*Task to carry out*
Skip all pictures, then copy the lines from the start of the data through the line with "(104,114) circle (88pt);", keeping both ends.

*Material provided*
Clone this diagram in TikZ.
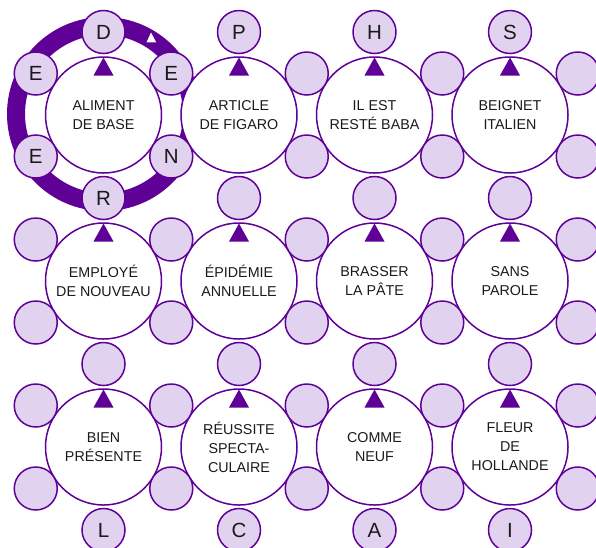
\documentclass[tikz,border=0pt]{standalone}
\usepackage{fontspec}
\setmainfont{Liberation Sans}
\usetikzlibrary{calc}
\definecolor{purp}{HTML}{5F0096}
\definecolor{lav}{HTML}{E1D3F0}
\definecolor{ink}{HTML}{1A1A1A}
\begin{document}
\begin{tikzpicture}[x=1pt,y=-1pt,
  big/.style={circle, draw=purp, line width=1.5pt, fill=white, minimum size=116pt, inner sep=0pt, align=center, font=\fontsize{14.3}{19}\selectfont, text=ink},
  small/.style={circle, draw=purp, line width=1.5pt, fill=lav, minimum size=43pt, inner sep=0pt, font=\fontsize{20.5}{24}\selectfont, text=ink},
  ring/.style={draw=purp, line width=18pt},
  marker/.style={fill=purp},
]
\path[use as bounding box] (0,0) rectangle (596,547);
\clip (0,0) rectangle (596,547);

% thick ring around the first clue
\draw[ring] (104,114) circle (88pt);

% clue circles
\node[big] (b11) at (103.5,115) {ALIMENT\\DE BASE};
\node[big] (b12) at (239,115) {ARTICLE\\DE FIGARO};
\node[big] (b13) at (374.5,115) {IL EST\\RESTÉ BABA};
\node[big] (b14) at (510,115) {BEIGNET\\ITALIEN};
\node[big] (b21) at (103.5,281) {EMPLOYÉ\\DE NOUVEAU};
\node[big] (b22) at (239,281) {ÉPIDÉMIE\\ANNUELLE};
\node[big] (b23) at (374.5,281) {BRASSER\\LA PÂTE};
\node[big] (b24) at (510,281) {SANS\\PAROLE};
\node[big] (b31) at (103.5,447) {BIEN\\PRÉSENTE};
\node[big] (b32) at (239,447) {RÉUSSITE\\SPECTA-\\CULAIRE};
\node[big] (b33) at (374.5,447) {COMME\\NEUF};
\node[big] (b34) at (510,447) {FLEUR\\DE\\HOLLANDE};

% vertical letter circles
\foreach \c/\x/\L in {1/103.5/D,2/239/P,3/374.5/H,4/510/S}
  \node[small] (v0\c) at (\x,32) {\L};
\foreach \c/\x/\L in {1/103.5/R,2/239/,3/374.5/,4/510/}
  \node[small] (v1\c) at (\x,198) {\L};
\foreach \c/\x in {1/103.5,2/239,3/374.5,4/510}
  \node[small] (v2\c) at (\x,364) {};
\foreach \c/\x/\L in {1/103.5/L,2/239/C,3/374.5/A,4/510/I}
  \node[small] (v3\c) at (\x,530) {\L};

% side circles
\foreach \k/\x/\U/\D in {0/35.75/E/E,1/171.25/E/N,2/306.75//,3/442.25//,4/577.75//}{
  \node[small] (s1\k u) at (\x,73.5) {\U};
  \node[small] (s1\k d) at (\x,156.5) {\D};
}
\foreach \r/\y in {2/281,3/447}
  \foreach \k/\x in {0/35.75,1/171.25,2/306.75,3/442.25,4/577.75}{
    \node[small] (s\r\k u) at (\x,\y-41.5) {};
    \node[small] (s\r\k d) at (\x,\y+41.5) {};
  }

% start markers
\foreach \n in {b11,b12,b13,b14,b21,b22,b23,b24,b31,b32,b33,b34}
  \fill[marker] ($(\n.center)+(-10,-39.5)$) -- ($(\n.center)+(10,-39.5)$) -- ($(\n.center)+(0,-57.5)$) -- cycle;

% direction marker on the ring
\fill[white] (146.5,42.3) -- (156.2,42.3) -- (151,32.5) -- cycle;
\end{tikzpicture}
\end{document}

*Complete response*
Clone this diagram in TikZ.
\documentclass[tikz,border=0pt]{standalone}
\usepackage{fontspec}
\setmainfont{Liberation Sans}
\usetikzlibrary{calc}
\definecolor{purp}{HTML}{5F0096}
\definecolor{lav}{HTML}{E1D3F0}
\definecolor{ink}{HTML}{1A1A1A}
\begin{document}
\begin{tikzpicture}[x=1pt,y=-1pt,
  big/.style={circle, draw=purp, line width=1.5pt, fill=white, minimum size=116pt, inner sep=0pt, align=center, font=\fontsize{14.3}{19}\selectfont, text=ink},
  small/.style={circle, draw=purp, line width=1.5pt, fill=lav, minimum size=43pt, inner sep=0pt, font=\fontsize{20.5}{24}\selectfont, text=ink},
  ring/.style={draw=purp, line width=18pt},
  marker/.style={fill=purp},
]
\path[use as bounding box] (0,0) rectangle (596,547);
\clip (0,0) rectangle (596,547);

% thick ring around the first clue
\draw[ring] (104,114) circle (88pt);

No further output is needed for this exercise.